140+ avatars, 120+ languages. Script changes that used to mean reshooting now take minutes. I'm not saying it replaces a professional video team for high-stakes sales content. But for internal training, quick social clips, product walkthroughs - it saves me 20+ hours a month.
The avatars still can't match human emotional range, and background customization is limited to their templates. That said, for the price of one freelance video editor for a day, you get a month of unlimited AI-generated videos. Math works out if you are producing at scale.
Canva's video features deserve a mention too - not as a Synthesia competitor, but as a complement. Their AI can turn a static presentation into a video reel with transitions, music, and voiceover. It is not the same thing as an AI avatar presenter, but for social media content that needs to move, it saves a ton of production time. If you need cinematic quality, this isn't it. If you need "good enough for the website," it absolutely is.
## HeyGen - the one with the talking photo trick
HeyGen came onto my radar in 2025 when they added the photo-to-talking-avatar feature. Upload a headshot, type a script, and it animates the face. It's a little uncanny if you stare too long, but for short social clips it works. $29/month for the Creator plan. I use it for quick LinkedIn video posts where I don't want to appear on camera. The lip-sync is decent, and the voice selection covers most accents you'd need.
## Surfer SEO is still my workhorse
Video tools are flashy, but SEO is where the consistent traffic comes from. I ran a blog post through Surfer's content editor - it told me to add 200 words, restructure three H2s, and drop in two internal links. I did exactly that. The post moved from position 11 to position 2 for a competitive keyword in about six weeks.
Its content editor scores your draft against top-ranking pages in real time. The SERP Analyzer shows competitor word counts, heading structures, image counts. I check every important article against it before publishing. $89/month for the basic plan (was $69 when I started, they've bumped it up).
One thing that bothers me: for local keywords, Surfer sometimes pulls national SERP data, which throws off the recommendations.
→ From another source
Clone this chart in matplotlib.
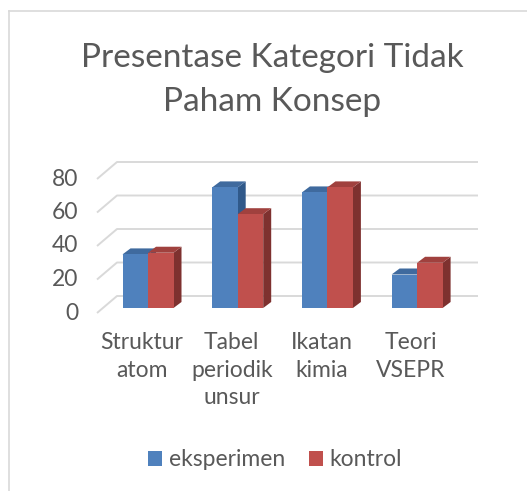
import numpy as np
import matplotlib.pyplot as plt
from matplotlib.patches import Polygon, Patch
from matplotlib.lines import Line2D

plt.rcParams['font.family'] = ['Lato', 'DejaVu Sans']

categories = ["Struktur\natom", "Tabel\nperiodik\nunsur", "Ikatan\nkimia", "Teori\nVSEPR"]
eksperimen = [32, 72, 69, 20]
kontrol = [33, 56, 72, 27]
series_names = ["eksperimen", "kontrol"]
yticks = [0, 20, 40, 60, 80]
title_lines = ["Presentase Kategori Tidak", "Paham Konsep"]

front_cols = ["#4F81BD", "#C0504D"]
top_cols = ["#3F6A9E", "#A0413E"]
side_cols = ["#30598A", "#7E312F"]
grid_col = "#D9D9D9"
text_col = "#595959"

W, H = 527, 491
fig = plt.figure(figsize=(W / 100, H / 100), dpi=100)

# pixel layout of the oblique 3d box
X0, XS = 148, 89.7     # cluster centre 0 in px, px per category
Y0, YS = 308, 1.675    # value 0 in px (bar front plane), px per unit
L, R, T, B = 60, 500, 130, 330
ax = fig.add_axes([L / W, 1 - B / H, (R - L) / W, (B - T) / H])
ax.set_xlim((L - X0) / XS, (R - X0) / XS)
ax.set_ylim((Y0 - B) / YS, (Y0 - T) / YS)
ax.axis("off")

def off(dx, dy):
    # pixel offset (dy up) -> data offset
    return dx / XS, dy / YS

# walls / gridlines
bx, by = off(14, 12)      # back wall relative to bar front plane
fx, fy = off(-6, -5)      # front edge of floor
x_back = (117 - X0) / XS
x_front = (97 - X0) / XS
x_right = (478 - X0) / XS
for v in yticks:
    ax.plot([x_front, x_back, x_right], [v + fy, v + by, v + by],
            color=grid_col, lw=1.4, zorder=1, solid_capstyle="butt")
    ax.text((78 - X0) / XS, v + fy, str(v), ha="right", va="center",
            fontsize=16.5, color=text_col)

# bars
w = 25.5 / XS
ddx, ddy = off(8, 6)
z = 2
for i in range(len(categories)):
    for s, vals in enumerate([eksperimen, kontrol]):
        v = vals[i]
        l = i - w + s * w
        ax.add_patch(Polygon([(l + w, 0), (l + w + ddx, ddy), (l + w + ddx, v + ddy), (l + w, v)],
                             closed=True, facecolor=side_cols[s], edgecolor="none", zorder=z))
        ax.add_patch(Polygon([(l, v), (l + w, v), (l + w + ddx, v + ddy), (l + ddx, v + ddy)],
                             closed=True, facecolor=top_cols[s], edgecolor="none", zorder=z))
        ax.bar(l, v, width=w, align="edge", color=front_cols[s], edgecolor="none", zorder=z + 1)
        z += 2

# category labels
for i, c in enumerate(categories):
    ax.text(i + fx, (Y0 - 332) / YS, c, ha="center", va="top", fontsize=16.5,
            color=text_col, linespacing=1.39)

# title
fig.text(272 / W, 1 - 67 / H, title_lines[0], ha="center", va="baseline", fontsize=24, color=text_col)
fig.text(272 / W, 1 - 111 / H, title_lines[1], ha="center", va="baseline", fontsize=24, color=text_col)

# legend
handles = [Patch(facecolor=front_cols[k], edgecolor="none") for k in range(2)]
fig.legend(handles, series_names, loc="center", bbox_to_anchor=(275 / W, 1 - 460 / H),
           ncol=2, frameon=False, fontsize=16.5, handlelength=0.62, handleheight=0.62,
           handletextpad=0.28, columnspacing=1.05, labelcolor=text_col)

# chart border (top and left visible)
fig.add_artist(Line2D([9 / W, 1], [1 - 11 / H, 1 - 11 / H], color=grid_col, lw=1.2))
fig.add_artist(Line2D([9 / W, 9 / W], [0, 1 - 11 / H], color=grid_col, lw=1.2))

fig.savefig("out.png", dpi=100)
I always cross-check with manual searches before committing to major changes.
## Predis.ai - social media content without the design headache
Predis.ai generates social posts complete with images, captions, and hashtags. At $32/month, it's positioned between Canva and hiring a designer. I tested it for a client's Instagram - it created carousel posts from a single product URL. The designs were clean, on-brand, and the captions were better than what I'd dash off at the end of a long day.
It won't replace a creative team, but for small businesses that need consistent posting without a design budget, it's a solid pick. The AI sometimes picks odd color combinations - I override maybe 20% of its choices.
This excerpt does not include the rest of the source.